California’s grid operator CAISO has launched a stakeholder process to consider how to improve the interconnection process for utility-scale generation and storage, inviting comments on six straw proposal items it presented in an issue paper and straw proposal.
The national solar trade group SEIA and the California Energy Storage Alliance (CESA) proposed improved approaches to most of CAISO’s six proposed changes, while opposing others outright. Both groups said in opening comments that they favor transparency on available and planned transmission capacity. SEIA also favored application of readiness requirements for interconnection customers, rather than “prescriptive policies” that would limit new projects to areas with existing or planned transmission.
CESA and the California Community Choice Association (CalCCA) also provided alternative proposals, with CESA challenging CAISO’s conditions on alternatives.
CAISO said alternative proposals “must align with the principles” that CAISO stated in its issue paper and straw proposal. Two key principles, CAISO said, are that projects seeking to use available and planned transmission capacity must get priority, and that “even within zones that are a priority, the volume of interconnection requests receiving detailed study must be tempered.” CAISO’s six straw proposal items represent the grid operator’s proposed approach to meeting those principles.

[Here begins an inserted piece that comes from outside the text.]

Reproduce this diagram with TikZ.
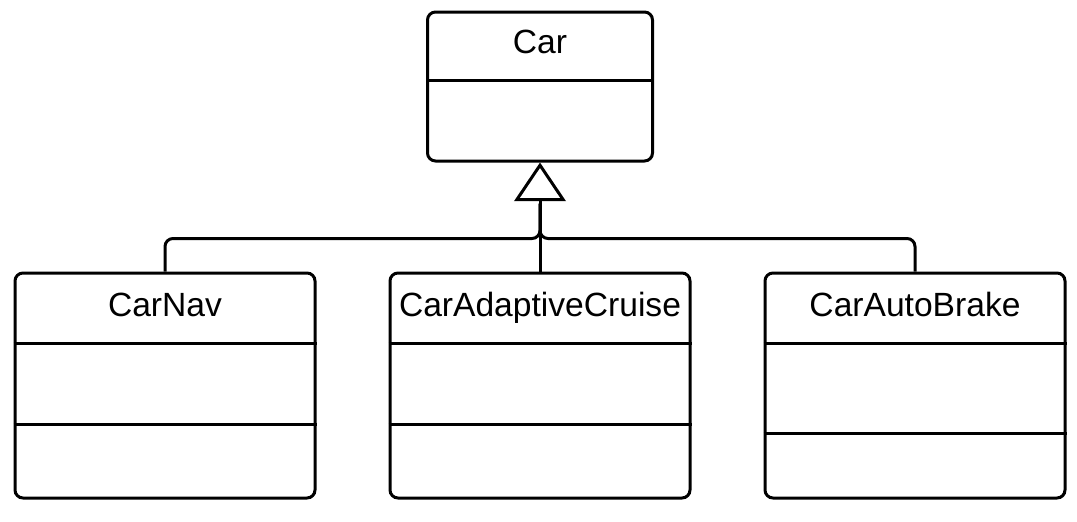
\documentclass[tikz,border=0pt]{standalone}
\usepackage{fontspec}
\setmainfont{Liberation Sans}
\usetikzlibrary{arrows.meta,calc}
\begin{document}
\begin{tikzpicture}[x=0.75pt,y=-0.75pt,
  line width=2.25pt,
  cls/.style={draw, rounded corners=6pt, inner sep=0pt, line width=2.25pt},
  big/.style={cls, minimum width=225pt, minimum height=168.75pt},
  ttl/.style={font=\fontsize{25.2}{29}\selectfont, inner sep=0pt, anchor=base},
  conn/.style={line width=2.25pt, rounded corners=6pt},
  gen/.style={-{Triangle[open,length=29pt,width=38.5pt]}, line width=2.25pt, line join=miter}]
\useasboundingbox (0,0) rectangle (1077,521);

% classes
\node[cls, minimum width=168.75pt, minimum height=111.75pt] (car) at (540,86.5) {};
\node[big] (nav) at (165,385.5) {};
\node[big] (cruise) at (540,385.5) {};
\node[big] (brake) at (915,385.5) {};

% titles
\node[ttl] (carT) at ($(car.north)+(0,43)$) {Car};
\node[ttl] (navT) at ($(nav.north)+(0,45)$) {CarNav};
\node[ttl] (cruiseT) at ($(cruise.north)+(0,45)$) {CarAdaptiveCruise};
\node[ttl] (brakeT) at ($(brake.north)+(0,45)$) {CarAutoBrake};

% compartments
\draw ($(car.north west)+(0,70)$) -- ($(car.north east)+(0,70)$);
\foreach \n in {nav,cruise}{
  \draw ($(\n.north west)+(0,72)$) -- ($(\n.north east)+(0,72)$);
  \draw ($(\n.north west)+(0,153)$) -- ($(\n.north east)+(0,153)$);
}
\draw ($(brake.north west)+(0,72)$) -- ($(brake.north east)+(0,72)$);
\draw ($(brake.north west)+(0,162)$) -- ($(brake.north east)+(0,162)$);

% generalization
\coordinate (tb) at ($(car.south)+(0,41)$);
\coordinate (j) at ($(car.south)+(0,76)$);
\draw[conn] (nav.north) |- (j) -- (tb);
\draw[conn] (brake.north) |- (j) -- (tb);
\draw[gen] (cruise.north) -- (car.south);
\end{tikzpicture}
\end{document}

CESA asked CAISO to clarify and refine its principles, which CESA said were “interpreted as CAISO setting a goal to reduce the number” of interconnection applications.
CESA said CAISO’s focus should be on ensuring “high-quality and viable” applications, as well as solutions to “more quickly and efficiently process a high number of applications.” CAISO could “look to best practices” of other grid operators, CESA said, on how they are processing “high volumes” of applications, such as automated validation of an interconnection request, a pre-study or feasibility study prior to CAISO’s Phase I study, and “leveraging outside consultants and engineers such as those from the project developer” to complete certain study steps. The last point could address CAISO’s expressed concern that “few experts are available to hire” who can conduct interconnection studies for utility-scale projects.
The California Community Choice Association (CalCCA), which supports community choice aggregators that procure renewable power and generation, said the state’s pace of renewables deployment must increase to 7.3 GW per year through 2045 to meet the state’s renewables target, assuming straight-line growth.
To get there, CalCCA said that in addition to other enhancements, CAISO “should pursue adding new personnel” to conduct interconnection studies, or invest in automation or efficiency gains to accelerate the study process where possible. “It would be worth exploring increases to the grid management charge to accommodate these additions,” CalCCA said, “if it results in new resources coming online faster.”
Overall, 41 renewable energy providers, utilities and other stakeholders commented on CAISO’s straw proposals.
CAISO is currently conducting Phase II interconnection studies on 205 projects in its current cluster 14, including 38 GW of solar and 94 GW of storage projects, and totaling 66 GW of capacity at the point of interconnection. CAISO is scheduled to publish the studies by November 24. Under its straw proposal, CAISO has proposed to delay beginning its cluster 15 studies until April 2024.
CAISO expects to present to its board of governors its final proposal for an initial track of interconnection process changes in May, and for the second track of changes in December. CAISO board members are appointed by California’s governor.